1) what model of iphone 4 / 4S / 5
2) normal or sturdy
3) geometric pattern design for rear of case
On thingiverse you can choose to publish and share what you customize.
check out the file for the 3D print at http://www.thingiverse.com/thing:102910
I made it at Techshop http://techshop.ws
Submitted by SFlettering for the Instructables Sponsorship Program
Step 1: Digital File View
Here you can see the printer control interface where it shows the file print progress. Note that the area that is at the current print level is highlighted in red as the current path while the black areas are previously printed layers. The digital file is available in STL format from thingiverse.com and then must be sliced before importing into the printer control program.
TIP: you can import an STL file directly into Pronterface if you accept only the default slice settings.

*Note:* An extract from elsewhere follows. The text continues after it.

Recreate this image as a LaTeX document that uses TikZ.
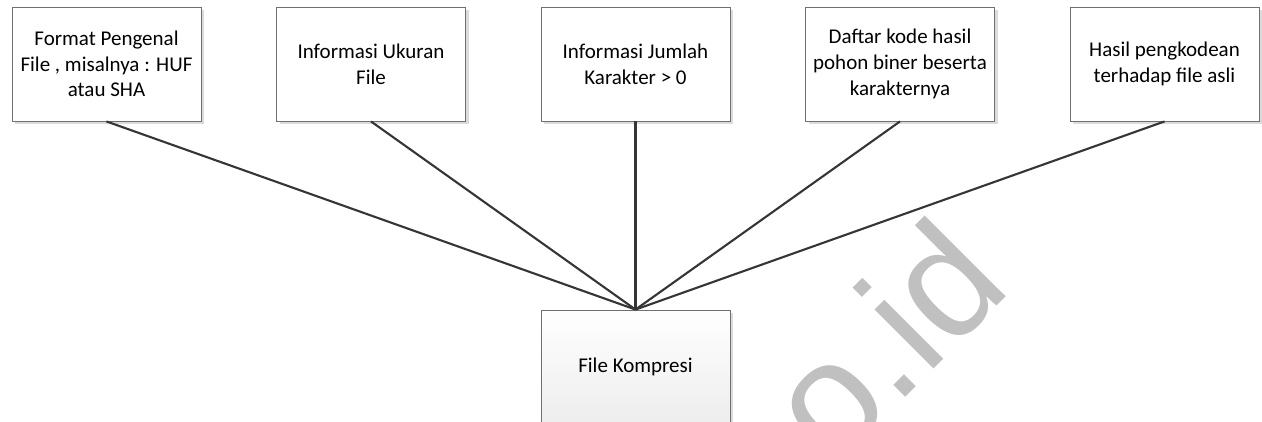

Download Type A Machines Software at http://www.typeamachines.com/pages/downloads
Step 2: Print Error. Faded Look
Sometimes when starting the print things do not go as well as expected. In this case you can stop the print or choose restart in pronterface (print control software).
TIP: It is best to reload the file if you encountered printer errors based on experience
Other things to consider when you print is faded
Is the nozzle clogged ?
is the print platform level ?
is your tape clean ?
Step 3: Starting the Print
Here when starting the print you are at the most important spot to get a good quality 3D print
A few items to consider
this print does not use a raft layer and therefore might have some early errors with PLA not staying in place
many of the areas printed in the first layer were "dragged" into other layers in the final print
TIP: even if you encounter some error initially and are not printing a professional item you can allow the print to finish and it will smooth out the print as it prints more layers on top. This does leave hard plastic though that could scratch you or your device and must be removed with wire cutters or by sanding.

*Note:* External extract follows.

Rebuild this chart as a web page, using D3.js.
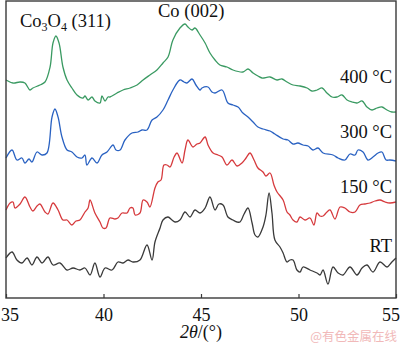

Step 4: Print Restarted for Best Results - More Layers
As the print progressed and put more layers into place the overall quality improved. I was surprised by how well the layers after the first 3 were put into place. When at this stage expect to see the part of the design that is unique to your customized settings.
TIP: When choosing a geometric layer pattern for the back you get to choose how many sides and a few other geometric pattern settings that can make your case a one of a kind design.
Step 5: Making It Sturdy and Printing the Sides
One of the options when printing the case was to choose the sturdy version. Here the print is making the walls stronger as it makes them a bit thicker / wider than other 3D printed iphone cases. The sturdy choice slowed down the overall print time as did the number of sides in the geometric pattern selection. At this stage you can see the results of the infill selections that you made in KiSSlicer.
Printer settings are best learned through printing multiple models and testing out the results by changing the settings. When doing test it is best to print something that completes in 10-20 minutes rather than a file like this case which took 52 minutes to print.
TIP: Many times when slicing your STL initially it is good to use default settings to get an idea of default model quality.
Step 6: A Great Print With a Few Minor Errors - What to Pay Attention to When Printing
One aspect of all 3D printing is that it takes time. Here I used some of the time to practice writing in calligraphy. In future instructables you will be able to view some of my handwritten calligraphy 3D printed as final products and stencils.
When you are printing it is important to watch the first few levels and to check on your print every so often. On a print like this you will not be able to resume from an error and something small in the beginning can ruin the entire print. The overall print here came out well, but the 1st few layers had some issues and produced the sharp PLA slices on the bottom inside and outside of the case.